Crombie, Executive Managing Director, Retail Services Canada, Cushman & Wakefield, was speaking at a session entitled “A Look at How Trends Today Are Shaping the Future of Retail.”
Crombie has identified the following six retail trends the industry and consumers should watch out for in 2023:
- Although we expect to see slight declines in retail sales over the next few years, the Canadian consumer currently remains resilient despite higher interest rates and continues to spend;
- Omni-channel is the future of retail whereby retailers will invest in both physical stores and e-commerce to best service its customers on multiple platforms. Also, more retailers will explore and potentially operate in the Metaverse to gain a larger customer base for selling product;
- Expect landlords and retailers to both employ greater utilization and investments into technology to better service consumers and drive operational efficiencies;
- The retail real estate market is tracking less new construction projects over the next few years, as compared to historic levels, which will likely put upward pressure on rental rates on existing product;
- Although we continue to see closures of the traditional department store, expect to see the revival of experiential retail along with more food offerings, services and entertainment venues in our shopping malls which will drive greater customer traffic; and
- The suburban retail markets remain strong as consumers support their local retail establishments. However urban retail will continue to struggle until we see a significant return of workers back into the office.
Crombie said the Canadian consumer remains resilient.
“In 2022, we were still spending well above 2019, pre-pandemic. So people are pulling out their wallets,” he said. “Holiday spending seemed to be the same as it was the previous year. We are seeing a bit of dip in restaurant spending coming in the new year which is probably not necessarily unexpected.
“I think we’ve been doing well there. That said, we had a huge bounce back in retail spending, retail sales, in 2021 and it’s definitely going to be a little more muted in 2023 but still positive. Projections we had from Moody’s is that year-end 2022 will be 1.8 per cent in terms of sales. Still positive which is good.
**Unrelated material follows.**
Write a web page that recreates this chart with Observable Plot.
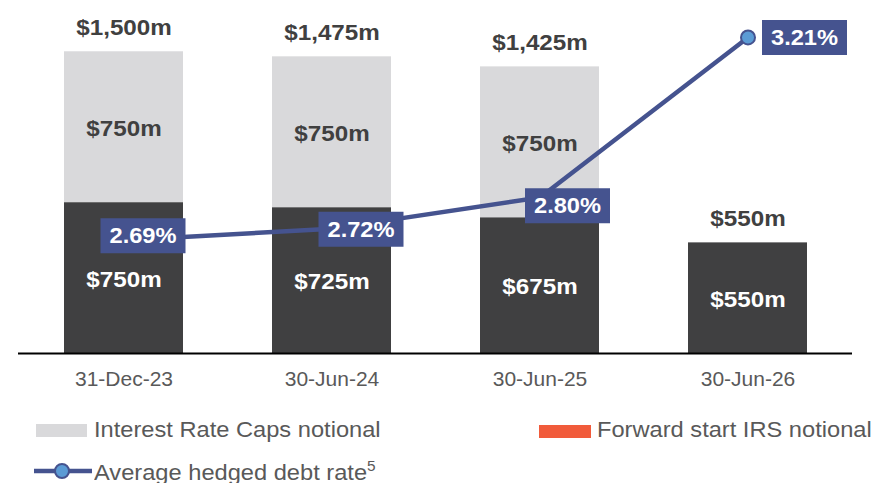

“I think retailers have gone through the worst of it through the pandemic. And come recession, it’s taking forever, if any of the real estate assets could survive this better it will be retail because in 2021 and part of 2020 when you’re closed and you’re not making any revenues you had to make some tough decisions. We saw huge levels of store closures. We saw a lot of retailers calling out underperforming sites and so they’ve kind of done a lot of the stuff that traditional companies would do in a recessionary time. Now most retailers and most landlords are in a better position.
“That said, there’s hot spots and not-hot spots. I talk about the suburban market which we continue to see quite strong. And downtown, still with 30 per cent less people in the downtown core that’s affecting the urban retail. So you’ve got a bit of dichotomy happening there.”
Crombie said he feels bullish about the retail industry.
“It’s just natural that our sales are coming down to a more normalized level,” he said. “We’re definitely seeing pretty little inventory coming on and there’s always a natural growth in population, there’s a natural growth in retail spend, and with very little new inventory coming on there, existing product is going to maintain its value and I think retailers won’t have the opportunity to expand as much because there’s not that new development, not that new shiny tenant. I think that’s going to bolster net rents and everything else.
“We’re definitely seeing less retailers expanding these days but a lot of them dipped into their capital reserves to survive the pandemic. It’s more about the quality of the location than the quantity of the locations. As a retailer, if you weren’t expanding you weren’t a retailer. I say that in jest but they were growing for growing sake. But now I’m seeing more discipline in terms of where they want to be and why they want to be there. So they’re looking at the quality of the locations rather than just ‘I need 10 more sites. I’d rather get five good ones or three good ones’. There’s definitely more of a discipline in the market and we’ll see that going forward for sure.”